Proxy servers

From BOINC

SETI@home Classic benefited from "proxy servers" such as SETIQueue, that store work units and results, and transfer them between participant computers and the main SETI@home server. Proxies provide a smooth supply of work even when the main server is down, and they make it possible to run SETI@home Classic on computers not connected directly to the Internet.

These programs won't work with BOINC (see below), but some of their benefits can be achieved in other ways:

  • The buffering of multiple work units is provided by the BOINC client itself - you can specify how much work your computer should get each time it contacts the server.
  • Hosts that are not directly connected to the Internet, but share a LAN with one that is, can participate in BOINC using an HTTP 1.0 proxy such as Squid for Unix or FreeProxy for Windows.
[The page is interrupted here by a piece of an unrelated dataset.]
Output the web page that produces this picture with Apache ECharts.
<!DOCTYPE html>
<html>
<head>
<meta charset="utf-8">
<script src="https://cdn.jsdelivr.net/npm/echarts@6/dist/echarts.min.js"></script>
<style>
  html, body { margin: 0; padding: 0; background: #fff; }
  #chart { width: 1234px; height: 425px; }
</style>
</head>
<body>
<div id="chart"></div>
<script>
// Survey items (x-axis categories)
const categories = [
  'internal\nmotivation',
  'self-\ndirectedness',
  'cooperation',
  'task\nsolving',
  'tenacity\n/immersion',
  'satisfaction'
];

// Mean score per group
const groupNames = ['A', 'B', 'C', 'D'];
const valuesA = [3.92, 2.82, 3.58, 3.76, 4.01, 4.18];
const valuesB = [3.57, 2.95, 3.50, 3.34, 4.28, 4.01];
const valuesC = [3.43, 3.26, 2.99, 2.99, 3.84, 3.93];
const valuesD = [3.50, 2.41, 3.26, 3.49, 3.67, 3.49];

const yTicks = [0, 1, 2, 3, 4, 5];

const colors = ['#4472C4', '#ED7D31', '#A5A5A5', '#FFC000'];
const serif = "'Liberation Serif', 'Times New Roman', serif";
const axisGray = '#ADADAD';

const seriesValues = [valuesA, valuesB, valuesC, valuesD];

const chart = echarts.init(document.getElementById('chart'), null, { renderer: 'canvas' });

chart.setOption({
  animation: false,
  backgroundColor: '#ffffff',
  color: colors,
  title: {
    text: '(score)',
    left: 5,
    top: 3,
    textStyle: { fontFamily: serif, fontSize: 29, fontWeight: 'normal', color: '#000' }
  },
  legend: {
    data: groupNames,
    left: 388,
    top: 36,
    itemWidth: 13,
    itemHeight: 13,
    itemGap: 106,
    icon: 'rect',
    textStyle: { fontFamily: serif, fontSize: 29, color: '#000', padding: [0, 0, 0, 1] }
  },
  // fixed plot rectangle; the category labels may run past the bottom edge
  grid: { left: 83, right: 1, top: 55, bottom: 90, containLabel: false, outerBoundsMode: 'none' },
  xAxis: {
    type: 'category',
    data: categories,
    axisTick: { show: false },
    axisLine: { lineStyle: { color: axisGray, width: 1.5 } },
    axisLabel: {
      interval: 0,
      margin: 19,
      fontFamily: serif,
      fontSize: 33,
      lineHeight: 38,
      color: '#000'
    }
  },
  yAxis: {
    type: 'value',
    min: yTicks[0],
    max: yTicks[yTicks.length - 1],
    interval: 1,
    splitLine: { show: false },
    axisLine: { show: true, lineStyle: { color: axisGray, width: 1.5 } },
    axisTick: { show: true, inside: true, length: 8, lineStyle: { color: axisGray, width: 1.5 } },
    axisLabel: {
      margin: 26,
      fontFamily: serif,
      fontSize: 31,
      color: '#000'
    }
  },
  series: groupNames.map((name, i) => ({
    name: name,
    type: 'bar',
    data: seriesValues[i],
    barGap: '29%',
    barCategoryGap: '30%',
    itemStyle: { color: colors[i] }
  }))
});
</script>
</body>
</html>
Why won't SETIQueue work with BOINC?

Unlike SETI@home Classic, with its "one size fits all" work units, BOINC allows work units that have extreme requirements (memory, disk, CPU) and makes sure they're sent only to hosts that can handle them. In BOINC, a client communicates directly with the server, telling the server about its hardware (memory size, CPU speed etc.) and the server chooses work for it accordingly. Furthermore, BOINC has separate scheduling and data servers (in SETI@home Classic, a single server played both roles).

What benefits could task proxies achieve?
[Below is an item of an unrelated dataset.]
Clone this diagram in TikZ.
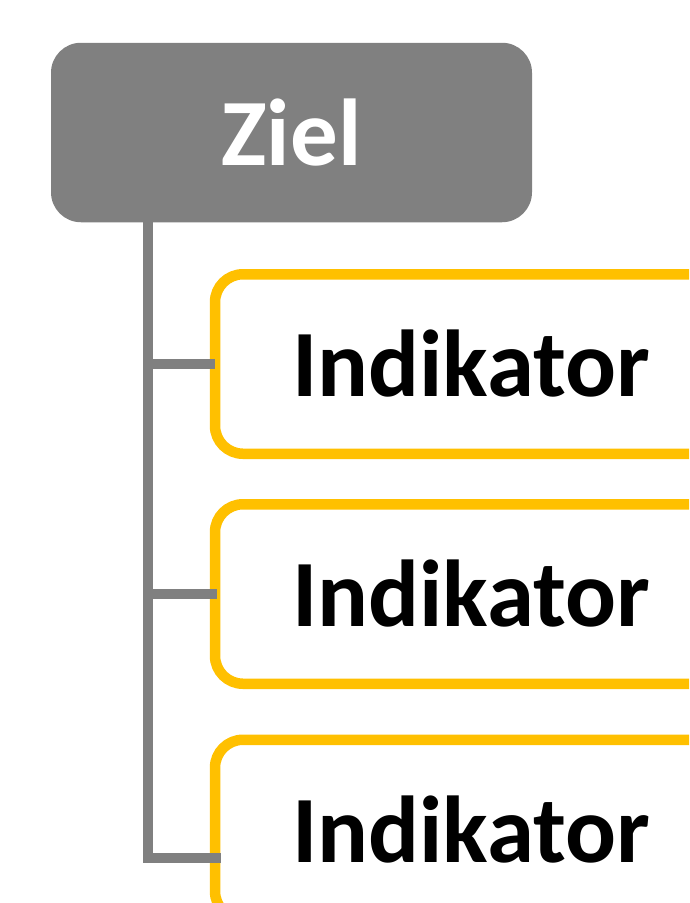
\documentclass[tikz,border=0pt]{standalone}
\usepackage{fontspec}
\setmainfont{Carlito}
\definecolor{zielgrau}{HTML}{808080}
\definecolor{indgelb}{HTML}{FFC000}

\tikzset{
    zielbox/.style={fill=zielgrau, rounded corners=30pt, minimum width=481pt, minimum height=179.5pt,
        inner sep=0pt, outer sep=0pt, text=white, font=\fontsize{95}{95}\selectfont\bfseries},
    indbox/.style={draw=indgelb, fill=white, line width=10.5pt, rounded corners=28pt, minimum width=512pt,
        minimum height=179.5pt, inner sep=0pt, outer sep=0pt, font=\fontsize{95}{95}\selectfont\bfseries},
    ast/.style={draw=zielgrau, line width=10pt, line join=miter}
}

\begin{document}
\begin{tikzpicture}[x=1pt,y=-1pt]
        \useasboundingbox (0,0) rectangle (689,903);
        \clip (0,0) rectangle (689,903);

        \node[zielbox] (ziel) at (291.5,132.5) {Ziel};
        \node[indbox] (ind1) at (471,364) {Indikator};
        \node[indbox] (ind2) at (471,594) {Indikator};
        \node[indbox] (ind3) at (471,829.5) {Indikator};

        \coordinate (stem) at (148,222);
        \coordinate (foot) at (148,858);

        \draw[ast] (stem) -- (foot) -- ([xshift=6pt]foot -| ind3.west);
        \draw[ast] (stem |- ind1.west) -- (ind1.west);
        \draw[ast] (stem |- ind2.west) -- ([xshift=2pt]ind2.west);
    \end{tikzpicture}
\end{document}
Buffering workunits centrally shall allow to keep an amount of prefetched workunits that matches the average of your environment as a whole instead of the average of a single computer. Subsequently, no prefetched WUs should exist on individual computers which reduces the risk of late delivery. In a perfect world with respect to this idea, a computing node would not store the state of a WU at all. Instead it would be updated at the central cache, allowing a partially computed WU to be handed over to other nodes, once a given node is shut down. This would allow nodes of any kind of use pattern to participate in BOINC computation.

Proxies could reduce network traffic by distributing copies of common computation code or WU runtime data to several nodes, instead of each node downloading it via the Internet.
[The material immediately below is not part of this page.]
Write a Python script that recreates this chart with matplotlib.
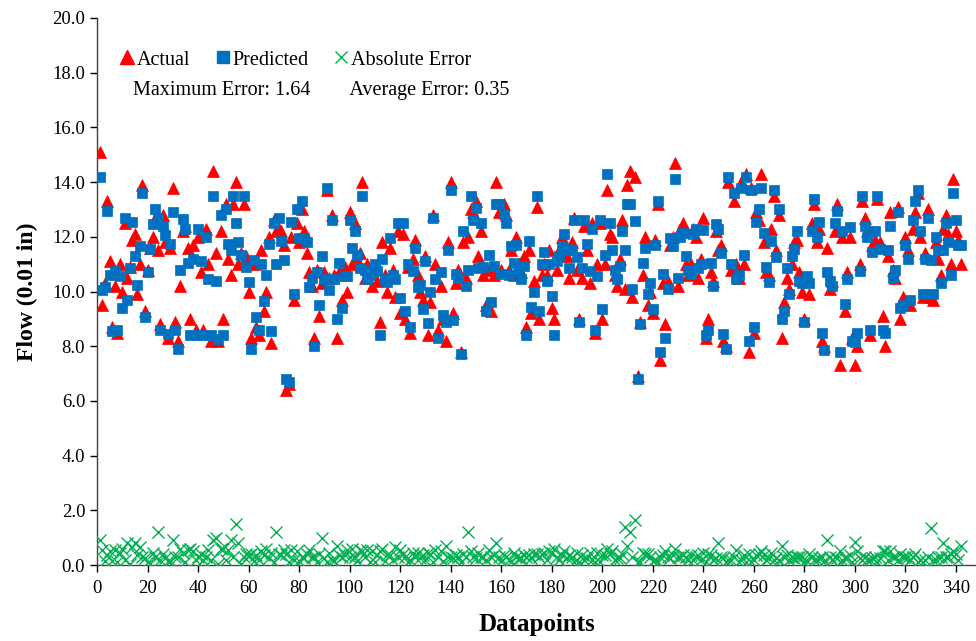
import matplotlib
matplotlib.use("Agg")
import matplotlib.pyplot as plt
from matplotlib.lines import Line2D

plt.rcParams['font.family'] = ['Liberation Serif', 'DejaVu Serif']

actual = [
    15.1, 9.5, 10.3, 13.3, 11.1, 8.7, 10.2, 8.5, 11.0, 10.0,
    12.5, 10.5, 10.9, 11.9, 12.1, 9.9, 11.0, 13.9, 9.3, 10.8,
    11.6, 12.0, 12.7, 11.5, 8.8, 12.8, 11.8, 8.3, 11.6, 13.8,
    8.9, 8.2, 10.2, 12.2, 12.4, 11.6, 9.0, 11.7, 8.6, 12.0,
    10.7, 8.6, 12.3, 11.0, 8.2, 14.4, 11.4, 8.2, 12.2, 9.0,
    13.2, 11.2, 10.6, 13.2, 14.0, 11.0, 11.4, 13.2, 11.3, 10.0,
    8.3, 11.0, 8.7, 8.4, 11.5, 9.3, 10.0, 12.0, 8.1, 12.6,
    12.2, 12.3, 12.2, 11.7, 6.4, 6.6, 12.0, 9.7, 12.5, 11.8,
    13.0, 12.2, 11.4, 10.7, 10.2, 8.3, 10.8, 9.1, 10.3, 10.7,
    13.7, 10.5, 12.8, 10.6, 8.3, 10.7, 9.7, 10.9, 10.0, 12.9,
    11.0, 12.5, 11.2, 11.4, 14.0, 10.5, 11.0, 10.7, 10.2, 10.9,
    10.4, 8.9, 11.8, 10.6, 10.0, 11.6, 10.8, 9.8, 12.2, 9.2,
    12.1, 9.0, 10.9, 8.5, 11.2, 11.9, 10.6, 10.0, 9.7, 11.3,
    8.4, 9.6, 12.8, 11.0, 8.6, 10.2, 9.0, 8.2, 11.8, 14.0,
    9.2, 10.3, 10.8, 7.8, 11.8, 10.5, 12.0, 13.0, 12.9, 13.3,
    11.3, 12.2, 10.6, 9.5, 10.8, 9.3, 10.6, 14.0, 12.9, 10.8,
    13.2, 12.8, 10.8, 11.5, 10.6, 12.0, 11.0, 10.7, 11.3, 8.7,
    11.5, 9.2, 10.4, 13.1, 9.0, 10.6, 11.0, 10.6, 11.5, 9.4,
    9.0, 10.8, 11.5, 12.0, 11.6, 11.3, 10.5, 11.8, 12.7, 10.8,
    9.0, 10.5, 12.4, 11.5, 10.3, 12.5, 8.5, 11.0, 12.5, 9.0,
    11.0, 13.7, 12.1, 12.0, 10.6, 10.2, 11.2, 12.6, 10.1, 13.9,
    14.4, 9.8, 14.2, 6.9, 8.9, 10.6, 12.0, 9.5, 10.0, 9.2,
    11.9, 13.2, 7.5, 10.3, 8.8, 10.4, 11.7, 12.0, 14.7, 10.2,
    12.3, 12.5, 11.0, 10.6, 11.0, 12.3, 12.0, 10.5, 11.2, 12.7,
    8.3, 9.0, 10.7, 10.4, 12.2, 11.5, 11.7, 8.2, 8.0, 14.0,
    10.8, 13.3, 11.0, 10.5, 14.0, 11.0, 14.3, 7.8, 13.8, 8.5,
    12.9, 12.6, 14.3, 11.8, 10.7, 10.6, 12.3, 13.5, 11.5, 12.8,
    8.3, 9.6, 10.5, 10.1, 11.0, 11.8, 11.9, 10.7, 10.0, 9.0,
    10.4, 9.9, 12.5, 13.2, 11.8, 12.3, 8.2, 8.0, 11.6, 10.1,
    10.4, 12.2, 13.2, 7.3, 12.0, 9.3, 10.7, 12.0, 8.3, 7.3,
    8.0, 11.0, 13.3, 12.7, 12.2, 8.4, 11.7, 11.9, 13.4, 11.8,
    9.1, 8.0, 11.3, 12.9, 10.8, 10.5, 13.1, 9.0, 9.8, 12.0,
    11.5, 9.5, 12.3, 12.9, 13.6, 12.0, 9.8, 11.4, 13.0, 9.8,
    9.7, 11.8, 11.2, 10.6, 12.3, 12.8, 12.1, 11.0, 14.1, 12.2,
    11.9, 11.0,
]

predicted = [
    14.2, 10.05, 10.15, 12.95, 10.6, 8.55, 10.75, 8.6, 10.55, 9.4,
    12.7, 9.7, 10.85, 12.55, 11.3, 10.25, 11.65, 13.6, 9.05, 10.7,
    11.55, 12.45, 13.0, 12.7, 8.6, 12.4, 12.05, 8.45, 11.75, 12.9,
    8.6, 7.9, 10.8, 12.65, 12.3, 11.05, 8.4, 11.2, 8.4, 12.3,
    11.1, 8.4, 12.0, 10.45, 8.4, 13.5, 10.4, 8.25, 12.8, 8.4,
    13.0, 11.75, 11.5, 13.5, 12.5, 11.8, 11.35, 13.5, 10.9, 10.35,
    7.9, 11.15, 9.05, 8.6, 11.0, 9.65, 10.6, 11.75, 8.55, 12.5,
    11.0, 12.7, 11.85, 11.15, 6.8, 6.7, 12.55, 9.9, 13.0, 11.95,
    13.3, 11.95, 11.8, 10.15, 10.5, 8.0, 10.7, 9.5, 11.3, 10.45,
    13.8, 10.05, 12.6, 10.45, 9.0, 11.05, 9.4, 10.55, 10.55, 12.6,
    11.6, 12.2, 11.35, 10.85, 13.5, 10.8, 10.45, 10.6, 10.7, 11.0,
    10.75, 8.4, 11.2, 10.45, 10.35, 11.95, 10.6, 10.45, 12.5, 9.75,
    12.5, 9.3, 11.0, 8.7, 10.75, 11.6, 10.15, 10.25, 9.35, 11.1,
    8.85, 10.0, 12.7, 10.45, 8.3, 10.7, 9.15, 8.9, 11.5, 13.7,
    8.95, 10.65, 10.5, 7.7, 12.2, 10.2, 10.8, 13.5, 12.6, 13.05,
    10.85, 12.5, 10.9, 9.3, 11.35, 9.6, 10.95, 13.2, 13.2, 10.65,
    12.85, 12.5, 10.6, 11.65, 11.05, 11.7, 10.75, 10.45, 10.95, 8.4,
    11.85, 9.45, 10.0, 13.5, 9.3, 11.0, 11.45, 10.4, 11.0, 9.85,
    8.4, 11.1, 11.3, 11.65, 12.1, 11.55, 10.85, 11.5, 12.6, 11.25,
    8.9, 10.85, 12.6, 11.75, 10.75, 12.3, 8.6, 10.55, 12.6, 9.35,
    11.35, 14.3, 12.5, 11.5, 10.8, 10.45, 10.95, 12.2, 11.5, 13.2,
    13.2, 10.1, 12.56, 6.8, 8.8, 11.05, 11.6, 9.9, 10.3, 9.35,
    11.7, 13.3, 7.8, 10.65, 8.3, 10.1, 11.95, 11.65, 14.1, 10.5,
    12.0, 12.15, 11.3, 10.8, 10.65, 12.1, 12.3, 10.85, 11.0, 12.25,
    8.4, 8.6, 11.05, 10.2, 12.45, 12.3, 11.4, 8.45, 7.9, 14.2,
    11.0, 13.6, 10.45, 10.6, 13.8, 11.35, 14.2, 8.2, 13.7, 8.7,
    12.55, 13.0, 13.8, 12.15, 10.9, 10.35, 11.85, 13.7, 11.25, 13.0,
    9.0, 9.3, 10.85, 9.9, 11.3, 11.55, 12.2, 10.4, 10.3, 8.9,
    10.55, 10.3, 12.2, 13.4, 12.0, 12.55, 8.5, 7.85, 10.7, 10.4,
    10.2, 12.5, 12.95, 7.8, 12.2, 9.55, 10.45, 12.35, 8.2, 8.15,
    8.5, 10.75, 13.5, 12.4, 12.0, 8.6, 11.45, 12.2, 13.5, 11.55,
    8.6, 8.5, 11.5, 12.4, 10.5, 10.8, 12.9, 9.4, 9.5, 11.7,
    11.2, 9.7, 12.6, 13.3, 13.7, 12.2, 9.9, 11.2, 12.7, 11.15,
    9.9, 12.0, 11.5, 10.3, 11.5, 12.5, 11.8, 10.6, 13.6, 12.6,
    11.7, 11.7,
]

datapoints = list(range(1, len(actual) + 1))
abs_error = [abs(a - p) for a, p in zip(actual, predicted)]

y_ticks = [0, 2, 4, 6, 8, 10, 12, 14, 16, 18, 20]
x_ticks = list(range(0, 341, 20))

RED = '#FF0000'
BLUE = '#0070C0'
GREEN = '#00B050'

fig = plt.figure(figsize=(9.76, 6.41), dpi=100)
ax = fig.add_axes([97/976, 76/641, 879/976, 547/641])

ax.plot(datapoints, actual, linestyle='none', marker='^', markersize=8.5,
        color=RED, markeredgecolor=RED, markeredgewidth=0.5, zorder=3)
ax.plot(datapoints, predicted, linestyle='none', marker='s', markersize=7.2,
        color=BLUE, markeredgecolor=BLUE, markeredgewidth=0.5, zorder=4)
ax.plot(datapoints, abs_error, linestyle='none', marker='x', markersize=8.5,
        color=GREEN, markeredgewidth=1.0, zorder=5)

ax.set_xlim(0, 348)
ax.set_ylim(0, 20)
ax.set_yticks(y_ticks)
ax.set_yticklabels([f"{v:.1f}" for v in y_ticks])
ax.set_xticks(x_ticks)
ax.set_xticklabels([str(v) for v in x_ticks])
ax.tick_params(axis='both', labelsize=13.5, direction='out', length=5, width=1, colors='black')
ax.tick_params(axis='x', pad=6)
for s in ['top', 'right']:
    ax.spines[s].set_visible(False)
for s in ['left', 'bottom']:
    ax.spines[s].set_linewidth(1.0)
    ax.spines[s].set_color('#404040')

ax.set_ylabel('Flow (0.01 in)', fontsize=17, fontweight='bold', labelpad=10)
ax.set_xlabel('Datapoints', fontsize=18, fontweight='bold', labelpad=11)

handles = [
    Line2D([], [], linestyle='none', marker='^', markersize=9.5, color=RED),
    Line2D([], [], linestyle='none', marker='s', markersize=8, color=BLUE),
    Line2D([], [], linestyle='none', marker='x', markersize=9, color=GREEN, markeredgewidth=1),
]
ax.legend(handles, ['Actual', 'Predicted', 'Absolute Error'], ncol=3,
          loc='center left', bbox_to_anchor=(22/879, (565-60)/547),
          frameon=False, fontsize=14.5, handlelength=0.8, handletextpad=0.1,
          columnspacing=1.2, borderaxespad=0, borderpad=0)

fig.text(133/976, 1 - 90/641, 'Maximum Error: 1.64        Average Error: 0.35',
         fontsize=14.5, va='center', ha='left')

fig.savefig('out.png', dpi=100)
A proxy could provide aggregated local statistics.

How a BOINC proxy system might work

Here's a sketch of a proxy system based on a modified core client. We assume that there's a "proxy" host that does only communication and storage, and a number of "worker" hosts that do computation. The core client must be modified to accept -proxy and -worker options:

  • With the -proxy option, the client does network communication (scheduler RPC, file upload and download) and no computation, CPU benchmarking, or measurement of other hardware info like memory and disk size. (It does, however, measure and store network speed.) It exits when network communication is finished.
  • With the -worker option, the client does the complement: computation and CPU benchmarking but no network communication, etc. It exits when computation is finished (or perhaps when a CPU becomes idle, or when a project is starved).

The proxy host would maintain a set of separate BOINC directories, one for each worker host. The high-level logic is (for each worker host):

  • Run the core client with -worker on the worker host.
  • When it exits, synchronize its directory with the corresponding directory on the proxy host.
  • Run the core client with -proxy on the proxy host.
  • When it exits, synchronize its directory with the corresponding directory on the worker host.
  • Repeat.

Note: none of the above is implemented. If you are a programmer and would like to help, please let us know. Also note: as described above, the system is not asynchronous (computation and communication don't overlap) and the proxy doesn't act as a buffer. It could be modified to have these properties.